▶ _PROMPT_
Output exactly the lines from the line containing "Reproduce this chart with Apache ECharts." through the line containing "1.295, 1.285, 1.276];", inclusive, and omit any pictures.

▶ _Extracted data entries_
==========

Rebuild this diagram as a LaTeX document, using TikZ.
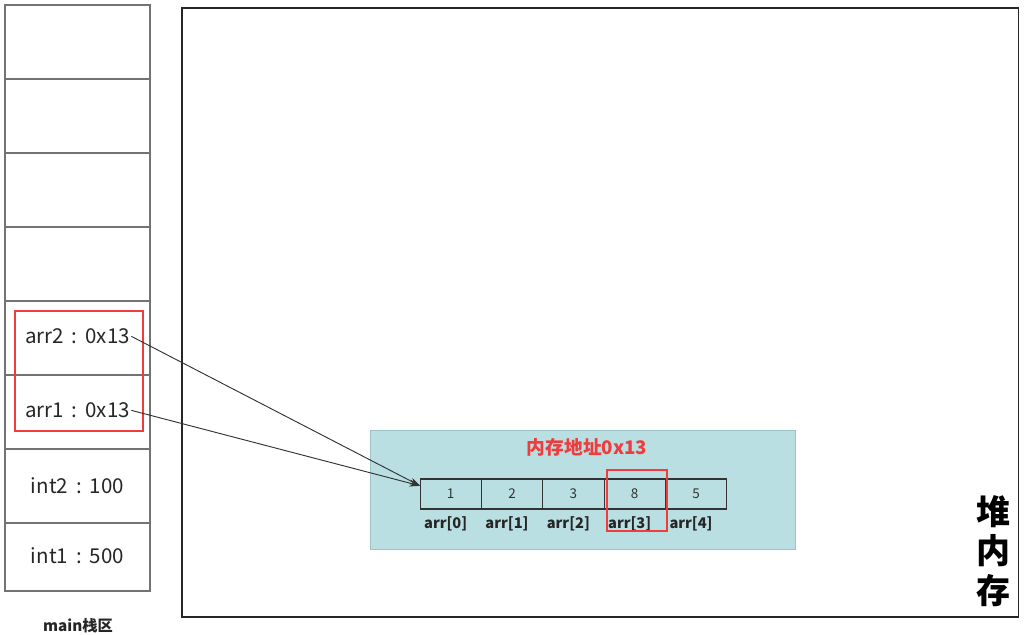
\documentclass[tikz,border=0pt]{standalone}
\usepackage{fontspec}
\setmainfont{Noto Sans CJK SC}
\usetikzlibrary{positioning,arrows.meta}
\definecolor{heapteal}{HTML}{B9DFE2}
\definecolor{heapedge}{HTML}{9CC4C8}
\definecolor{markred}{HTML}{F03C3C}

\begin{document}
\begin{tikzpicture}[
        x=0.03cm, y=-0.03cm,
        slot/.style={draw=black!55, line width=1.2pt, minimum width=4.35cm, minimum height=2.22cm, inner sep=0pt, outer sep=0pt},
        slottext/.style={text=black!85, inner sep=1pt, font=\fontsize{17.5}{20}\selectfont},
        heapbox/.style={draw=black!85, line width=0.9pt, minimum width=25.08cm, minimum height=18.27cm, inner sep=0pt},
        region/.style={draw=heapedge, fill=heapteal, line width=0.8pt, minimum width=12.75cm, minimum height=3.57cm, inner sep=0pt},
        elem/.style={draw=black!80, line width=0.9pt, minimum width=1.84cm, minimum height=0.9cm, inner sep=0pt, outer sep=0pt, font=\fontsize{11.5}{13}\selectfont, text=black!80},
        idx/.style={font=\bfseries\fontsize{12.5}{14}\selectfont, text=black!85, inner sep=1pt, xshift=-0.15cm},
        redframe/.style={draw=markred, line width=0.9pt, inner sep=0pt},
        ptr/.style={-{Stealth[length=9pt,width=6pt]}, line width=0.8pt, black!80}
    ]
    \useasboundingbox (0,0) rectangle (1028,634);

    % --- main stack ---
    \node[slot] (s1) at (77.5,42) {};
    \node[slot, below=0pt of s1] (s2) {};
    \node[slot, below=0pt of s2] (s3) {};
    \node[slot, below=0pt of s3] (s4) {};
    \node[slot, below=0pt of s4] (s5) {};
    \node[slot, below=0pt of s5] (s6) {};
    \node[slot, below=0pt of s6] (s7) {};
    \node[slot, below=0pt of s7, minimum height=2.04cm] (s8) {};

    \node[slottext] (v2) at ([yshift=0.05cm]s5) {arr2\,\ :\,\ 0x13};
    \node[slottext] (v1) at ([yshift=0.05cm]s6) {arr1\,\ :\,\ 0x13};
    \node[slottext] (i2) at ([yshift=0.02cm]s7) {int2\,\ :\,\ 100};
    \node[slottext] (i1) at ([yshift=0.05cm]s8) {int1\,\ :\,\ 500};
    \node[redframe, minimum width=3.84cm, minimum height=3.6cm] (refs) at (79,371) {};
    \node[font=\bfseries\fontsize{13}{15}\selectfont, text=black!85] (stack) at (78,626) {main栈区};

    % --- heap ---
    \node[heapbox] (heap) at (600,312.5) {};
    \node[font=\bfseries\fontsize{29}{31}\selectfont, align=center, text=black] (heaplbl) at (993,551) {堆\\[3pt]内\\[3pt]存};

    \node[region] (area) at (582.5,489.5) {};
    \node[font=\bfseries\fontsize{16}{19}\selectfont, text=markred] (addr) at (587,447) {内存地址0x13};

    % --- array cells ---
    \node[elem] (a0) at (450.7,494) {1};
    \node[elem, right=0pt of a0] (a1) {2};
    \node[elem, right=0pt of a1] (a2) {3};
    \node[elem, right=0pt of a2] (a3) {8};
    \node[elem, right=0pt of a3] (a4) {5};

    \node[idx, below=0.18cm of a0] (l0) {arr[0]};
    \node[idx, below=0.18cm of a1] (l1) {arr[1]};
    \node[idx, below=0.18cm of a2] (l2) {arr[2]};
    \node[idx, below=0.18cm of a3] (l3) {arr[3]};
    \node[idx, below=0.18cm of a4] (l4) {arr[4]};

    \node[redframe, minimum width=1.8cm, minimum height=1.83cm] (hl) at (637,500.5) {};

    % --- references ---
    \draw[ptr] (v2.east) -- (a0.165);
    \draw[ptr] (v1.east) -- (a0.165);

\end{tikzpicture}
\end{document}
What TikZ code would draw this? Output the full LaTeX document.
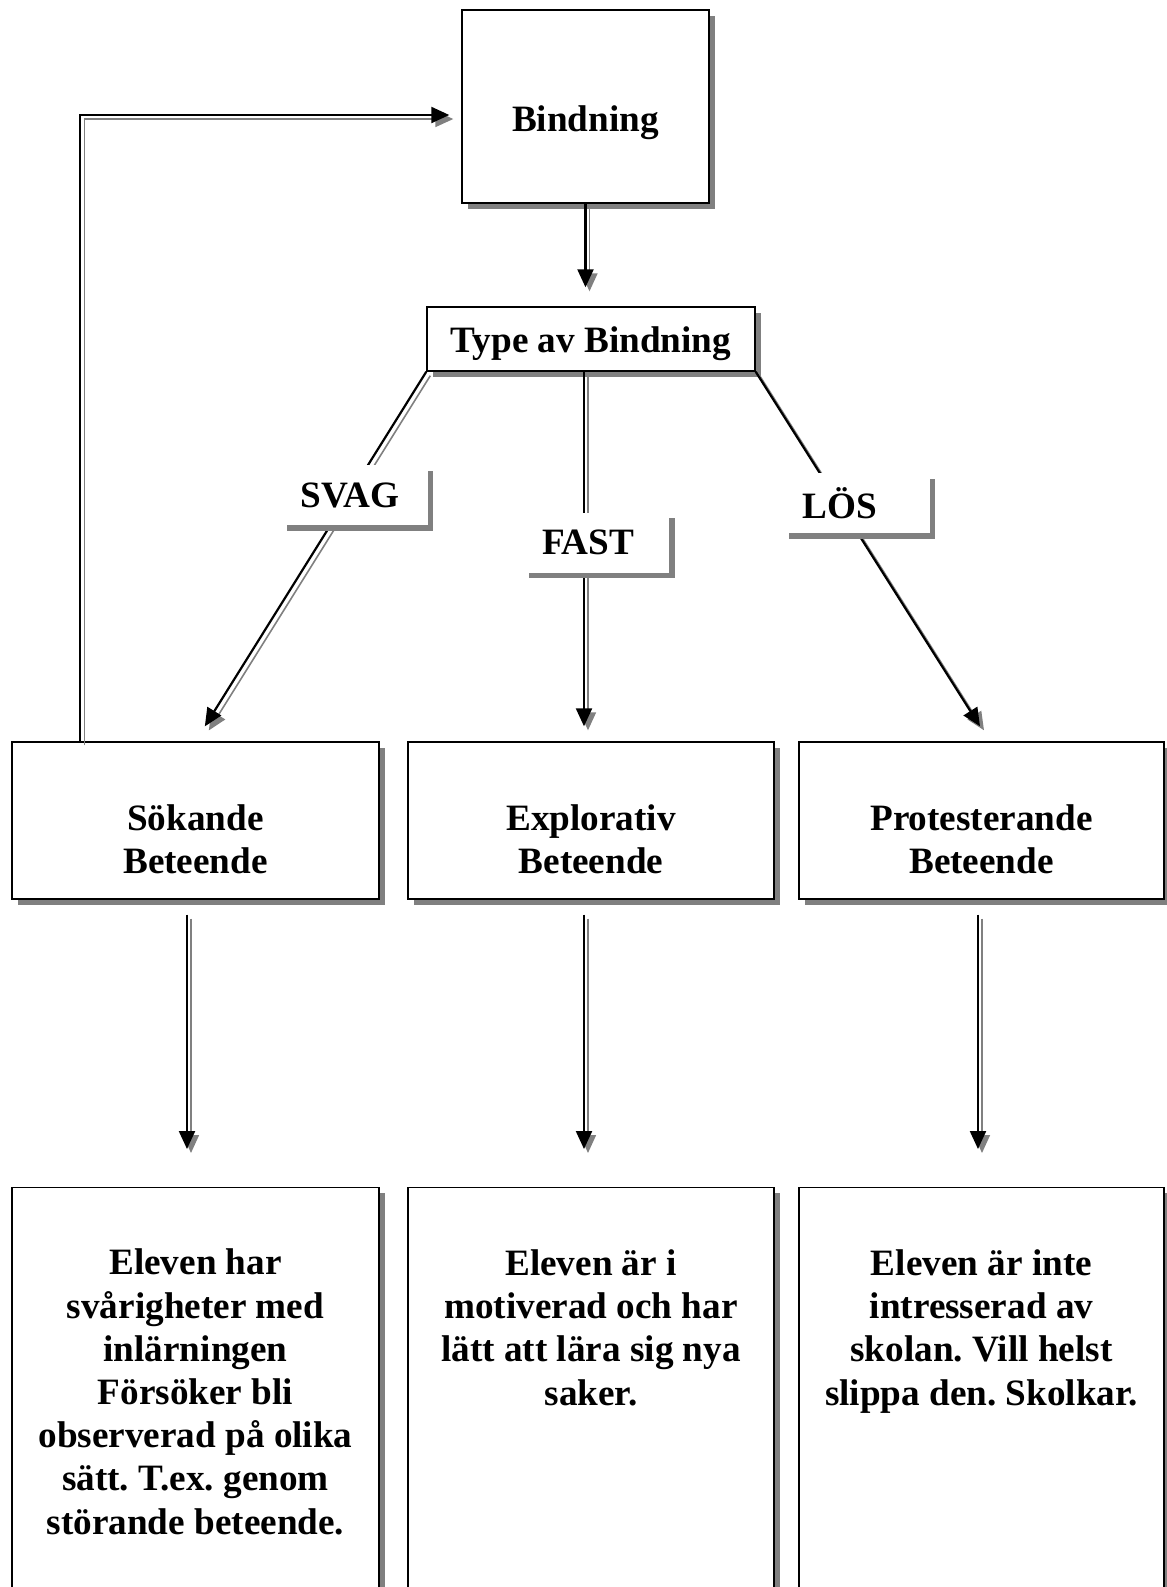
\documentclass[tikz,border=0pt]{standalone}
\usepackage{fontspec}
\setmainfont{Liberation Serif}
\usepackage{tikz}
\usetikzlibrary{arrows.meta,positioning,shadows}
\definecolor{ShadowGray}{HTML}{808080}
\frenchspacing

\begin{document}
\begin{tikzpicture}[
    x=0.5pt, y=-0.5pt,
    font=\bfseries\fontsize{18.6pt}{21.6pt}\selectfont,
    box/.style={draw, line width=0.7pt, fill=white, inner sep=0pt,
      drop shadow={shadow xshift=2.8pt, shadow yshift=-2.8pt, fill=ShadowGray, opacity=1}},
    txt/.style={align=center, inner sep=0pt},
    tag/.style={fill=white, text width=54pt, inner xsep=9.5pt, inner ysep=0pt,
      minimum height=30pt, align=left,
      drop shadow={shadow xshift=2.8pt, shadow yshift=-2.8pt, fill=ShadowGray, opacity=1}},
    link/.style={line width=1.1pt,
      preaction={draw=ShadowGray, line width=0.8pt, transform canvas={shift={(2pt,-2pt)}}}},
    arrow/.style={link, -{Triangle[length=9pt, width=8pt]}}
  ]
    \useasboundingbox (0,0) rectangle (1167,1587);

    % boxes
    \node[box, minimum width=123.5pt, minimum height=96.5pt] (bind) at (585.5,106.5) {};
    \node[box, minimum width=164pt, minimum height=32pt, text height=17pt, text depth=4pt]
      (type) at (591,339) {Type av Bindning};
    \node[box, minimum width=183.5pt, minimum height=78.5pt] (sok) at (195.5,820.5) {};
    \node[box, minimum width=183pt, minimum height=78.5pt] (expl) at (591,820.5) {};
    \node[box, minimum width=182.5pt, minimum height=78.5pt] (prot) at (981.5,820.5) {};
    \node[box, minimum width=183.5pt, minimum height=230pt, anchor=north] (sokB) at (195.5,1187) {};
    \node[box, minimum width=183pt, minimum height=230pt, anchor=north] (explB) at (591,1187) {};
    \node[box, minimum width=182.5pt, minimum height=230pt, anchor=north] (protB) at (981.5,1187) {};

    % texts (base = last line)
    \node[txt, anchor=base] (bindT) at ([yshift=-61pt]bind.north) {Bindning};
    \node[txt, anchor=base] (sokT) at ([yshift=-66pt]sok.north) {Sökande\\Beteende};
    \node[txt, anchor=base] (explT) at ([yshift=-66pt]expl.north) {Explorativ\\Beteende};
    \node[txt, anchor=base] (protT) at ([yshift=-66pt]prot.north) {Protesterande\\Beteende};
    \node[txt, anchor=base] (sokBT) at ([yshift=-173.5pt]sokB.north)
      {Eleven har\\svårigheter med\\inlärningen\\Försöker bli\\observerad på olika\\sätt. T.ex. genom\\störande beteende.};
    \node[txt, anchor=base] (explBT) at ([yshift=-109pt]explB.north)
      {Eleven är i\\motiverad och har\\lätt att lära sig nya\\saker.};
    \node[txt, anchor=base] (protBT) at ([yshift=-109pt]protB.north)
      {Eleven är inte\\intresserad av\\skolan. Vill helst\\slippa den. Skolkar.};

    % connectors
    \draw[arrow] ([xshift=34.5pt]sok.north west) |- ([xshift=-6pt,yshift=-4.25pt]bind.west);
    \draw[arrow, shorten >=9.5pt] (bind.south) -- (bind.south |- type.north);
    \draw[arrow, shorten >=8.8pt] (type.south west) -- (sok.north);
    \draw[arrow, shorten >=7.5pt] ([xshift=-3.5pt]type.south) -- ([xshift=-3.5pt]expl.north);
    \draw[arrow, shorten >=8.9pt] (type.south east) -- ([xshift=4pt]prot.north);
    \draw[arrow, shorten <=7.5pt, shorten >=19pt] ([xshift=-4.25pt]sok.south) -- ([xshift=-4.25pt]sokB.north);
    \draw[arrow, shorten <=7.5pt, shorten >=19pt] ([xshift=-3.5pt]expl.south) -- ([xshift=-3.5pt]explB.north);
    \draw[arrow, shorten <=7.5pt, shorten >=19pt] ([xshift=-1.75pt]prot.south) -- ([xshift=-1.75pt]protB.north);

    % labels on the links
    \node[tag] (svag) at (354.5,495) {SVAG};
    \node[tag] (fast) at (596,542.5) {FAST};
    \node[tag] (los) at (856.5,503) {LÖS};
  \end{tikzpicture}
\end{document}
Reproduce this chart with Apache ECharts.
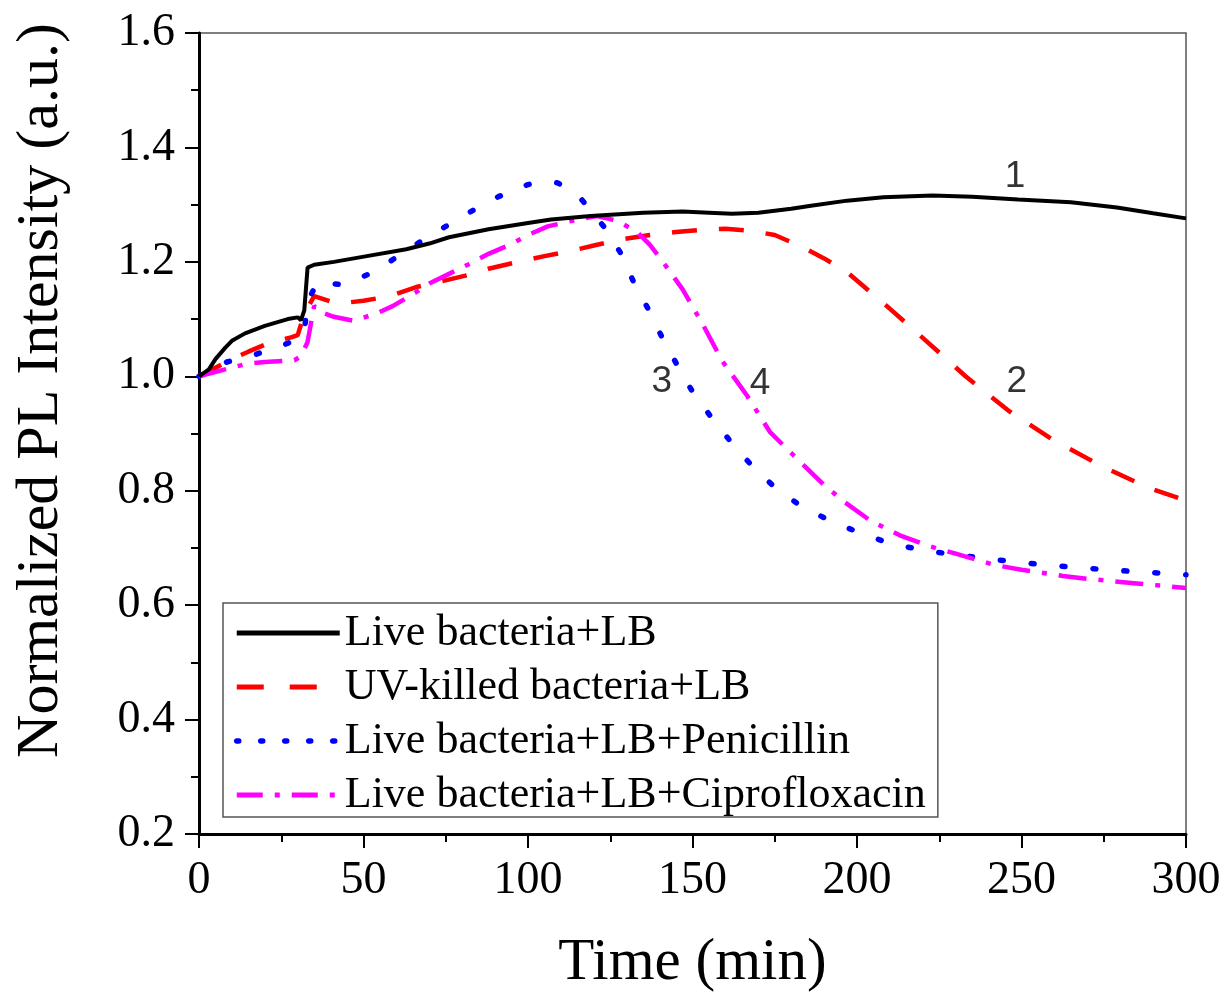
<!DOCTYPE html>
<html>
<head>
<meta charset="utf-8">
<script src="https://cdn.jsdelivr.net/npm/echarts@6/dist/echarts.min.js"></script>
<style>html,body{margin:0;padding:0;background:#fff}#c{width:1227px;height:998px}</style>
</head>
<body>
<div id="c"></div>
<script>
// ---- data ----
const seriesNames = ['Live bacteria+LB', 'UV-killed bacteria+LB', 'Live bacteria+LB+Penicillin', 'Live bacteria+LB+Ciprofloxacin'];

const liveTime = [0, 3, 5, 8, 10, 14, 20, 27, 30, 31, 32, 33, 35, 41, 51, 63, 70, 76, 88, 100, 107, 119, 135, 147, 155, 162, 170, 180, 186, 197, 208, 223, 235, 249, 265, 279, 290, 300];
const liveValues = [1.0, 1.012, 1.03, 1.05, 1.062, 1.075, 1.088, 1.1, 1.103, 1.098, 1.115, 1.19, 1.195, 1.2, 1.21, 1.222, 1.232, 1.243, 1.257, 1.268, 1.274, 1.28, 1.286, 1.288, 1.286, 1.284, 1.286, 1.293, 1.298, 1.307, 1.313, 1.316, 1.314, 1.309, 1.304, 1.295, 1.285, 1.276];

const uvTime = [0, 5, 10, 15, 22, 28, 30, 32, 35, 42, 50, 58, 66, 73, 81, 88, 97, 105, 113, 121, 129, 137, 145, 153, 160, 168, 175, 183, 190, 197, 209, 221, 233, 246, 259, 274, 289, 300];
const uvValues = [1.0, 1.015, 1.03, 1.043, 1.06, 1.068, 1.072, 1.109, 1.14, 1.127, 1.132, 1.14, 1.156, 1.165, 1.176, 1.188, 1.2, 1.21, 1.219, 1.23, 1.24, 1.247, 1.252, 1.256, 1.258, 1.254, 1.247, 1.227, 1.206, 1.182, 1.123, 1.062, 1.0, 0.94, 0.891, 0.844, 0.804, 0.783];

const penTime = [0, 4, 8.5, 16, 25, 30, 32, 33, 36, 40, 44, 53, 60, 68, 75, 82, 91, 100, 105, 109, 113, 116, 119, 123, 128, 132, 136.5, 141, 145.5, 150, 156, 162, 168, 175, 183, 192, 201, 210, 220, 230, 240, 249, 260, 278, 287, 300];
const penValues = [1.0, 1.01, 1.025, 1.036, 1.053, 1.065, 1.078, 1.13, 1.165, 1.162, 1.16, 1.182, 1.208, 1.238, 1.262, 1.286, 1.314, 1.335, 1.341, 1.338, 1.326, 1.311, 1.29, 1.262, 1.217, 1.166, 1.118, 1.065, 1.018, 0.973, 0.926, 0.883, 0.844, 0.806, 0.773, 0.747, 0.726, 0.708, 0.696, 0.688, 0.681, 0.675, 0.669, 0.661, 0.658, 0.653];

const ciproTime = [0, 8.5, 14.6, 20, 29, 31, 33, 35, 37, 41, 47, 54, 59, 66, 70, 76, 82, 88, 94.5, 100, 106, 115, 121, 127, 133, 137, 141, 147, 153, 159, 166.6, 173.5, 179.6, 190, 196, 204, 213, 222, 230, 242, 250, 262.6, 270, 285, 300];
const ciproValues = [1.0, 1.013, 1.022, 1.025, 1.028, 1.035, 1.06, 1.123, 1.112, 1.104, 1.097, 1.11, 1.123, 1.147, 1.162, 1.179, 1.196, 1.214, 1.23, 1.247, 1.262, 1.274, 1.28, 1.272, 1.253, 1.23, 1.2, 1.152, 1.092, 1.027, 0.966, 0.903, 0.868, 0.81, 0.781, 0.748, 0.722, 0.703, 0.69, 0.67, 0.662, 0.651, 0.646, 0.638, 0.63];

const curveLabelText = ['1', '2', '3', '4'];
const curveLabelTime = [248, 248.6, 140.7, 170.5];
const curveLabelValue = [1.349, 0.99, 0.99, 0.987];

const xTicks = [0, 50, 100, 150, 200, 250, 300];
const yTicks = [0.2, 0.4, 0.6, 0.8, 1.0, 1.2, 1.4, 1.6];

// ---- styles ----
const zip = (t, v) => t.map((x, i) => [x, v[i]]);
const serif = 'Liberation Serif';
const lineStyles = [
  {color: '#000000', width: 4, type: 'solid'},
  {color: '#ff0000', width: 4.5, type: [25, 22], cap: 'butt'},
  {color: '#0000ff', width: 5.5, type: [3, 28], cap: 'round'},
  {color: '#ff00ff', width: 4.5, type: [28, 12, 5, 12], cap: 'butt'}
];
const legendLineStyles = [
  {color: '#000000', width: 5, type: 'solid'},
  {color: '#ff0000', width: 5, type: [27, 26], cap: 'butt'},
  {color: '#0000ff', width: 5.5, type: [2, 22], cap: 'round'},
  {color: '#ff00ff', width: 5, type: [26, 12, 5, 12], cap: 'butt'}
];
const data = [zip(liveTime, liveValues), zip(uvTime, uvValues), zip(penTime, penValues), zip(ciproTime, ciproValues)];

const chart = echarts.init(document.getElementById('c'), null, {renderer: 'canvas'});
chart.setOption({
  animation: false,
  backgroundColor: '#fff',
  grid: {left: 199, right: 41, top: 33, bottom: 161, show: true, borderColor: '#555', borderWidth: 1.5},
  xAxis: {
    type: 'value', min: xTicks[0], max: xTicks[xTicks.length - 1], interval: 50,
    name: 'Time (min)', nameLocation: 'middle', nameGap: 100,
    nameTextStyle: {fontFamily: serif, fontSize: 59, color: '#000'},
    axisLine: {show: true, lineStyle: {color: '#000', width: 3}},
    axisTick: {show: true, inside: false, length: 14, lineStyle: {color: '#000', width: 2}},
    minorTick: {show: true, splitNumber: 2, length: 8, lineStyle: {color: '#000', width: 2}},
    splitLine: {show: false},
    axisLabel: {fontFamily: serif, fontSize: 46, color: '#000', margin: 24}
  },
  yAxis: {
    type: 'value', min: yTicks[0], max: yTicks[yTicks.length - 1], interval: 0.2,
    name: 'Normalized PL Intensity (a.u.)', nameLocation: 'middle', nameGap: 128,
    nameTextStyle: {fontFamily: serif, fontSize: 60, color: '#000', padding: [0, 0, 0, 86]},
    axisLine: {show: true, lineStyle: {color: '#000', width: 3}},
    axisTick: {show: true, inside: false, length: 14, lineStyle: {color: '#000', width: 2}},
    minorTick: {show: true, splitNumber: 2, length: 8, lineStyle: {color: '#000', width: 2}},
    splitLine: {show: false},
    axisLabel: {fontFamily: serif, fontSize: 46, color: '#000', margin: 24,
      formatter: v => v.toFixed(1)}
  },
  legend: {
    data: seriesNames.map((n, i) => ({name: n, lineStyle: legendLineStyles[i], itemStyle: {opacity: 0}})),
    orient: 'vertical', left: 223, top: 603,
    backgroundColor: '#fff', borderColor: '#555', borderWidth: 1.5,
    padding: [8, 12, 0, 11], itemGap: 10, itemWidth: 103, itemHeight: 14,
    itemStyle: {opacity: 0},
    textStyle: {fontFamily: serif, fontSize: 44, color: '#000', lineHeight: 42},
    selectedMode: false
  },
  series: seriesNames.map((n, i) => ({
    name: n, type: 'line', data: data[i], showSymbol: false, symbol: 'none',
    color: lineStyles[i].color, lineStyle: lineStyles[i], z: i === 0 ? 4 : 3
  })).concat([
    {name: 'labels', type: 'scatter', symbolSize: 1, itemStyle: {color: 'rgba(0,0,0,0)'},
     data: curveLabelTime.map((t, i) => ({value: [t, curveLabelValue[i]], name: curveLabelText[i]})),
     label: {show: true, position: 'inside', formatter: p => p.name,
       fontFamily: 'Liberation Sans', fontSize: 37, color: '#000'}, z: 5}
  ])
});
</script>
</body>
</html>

==========

▶ _FULL RESPONSE_
Reproduce this chart with Apache ECharts.
<!DOCTYPE html>
<html>
<head>
<meta charset="utf-8">
<script src="https://cdn.jsdelivr.net/npm/echarts@6/dist/echarts.min.js"></script>
<style>html,body{margin:0;padding:0;background:#fff}#c{width:1227px;height:998px}</style>
</head>
<body>
<div id="c"></div>
<script>
// ---- data ----
const seriesNames = ['Live bacteria+LB', 'UV-killed bacteria+LB', 'Live bacteria+LB+Penicillin', 'Live bacteria+LB+Ciprofloxacin'];

const liveTime = [0, 3, 5, 8, 10, 14, 20, 27, 30, 31, 32, 33, 35, 41, 51, 63, 70, 76, 88, 100, 107, 119, 135, 147, 155, 162, 170, 180, 186, 197, 208, 223, 235, 249, 265, 279, 290, 300];
const liveValues = [1.0, 1.012, 1.03, 1.05, 1.062, 1.075, 1.088, 1.1, 1.103, 1.098, 1.115, 1.19, 1.195, 1.2, 1.21, 1.222, 1.232, 1.243, 1.257, 1.268, 1.274, 1.28, 1.286, 1.288, 1.286, 1.284, 1.286, 1.293, 1.298, 1.307, 1.313, 1.316, 1.314, 1.309, 1.304, 1.295, 1.285, 1.276];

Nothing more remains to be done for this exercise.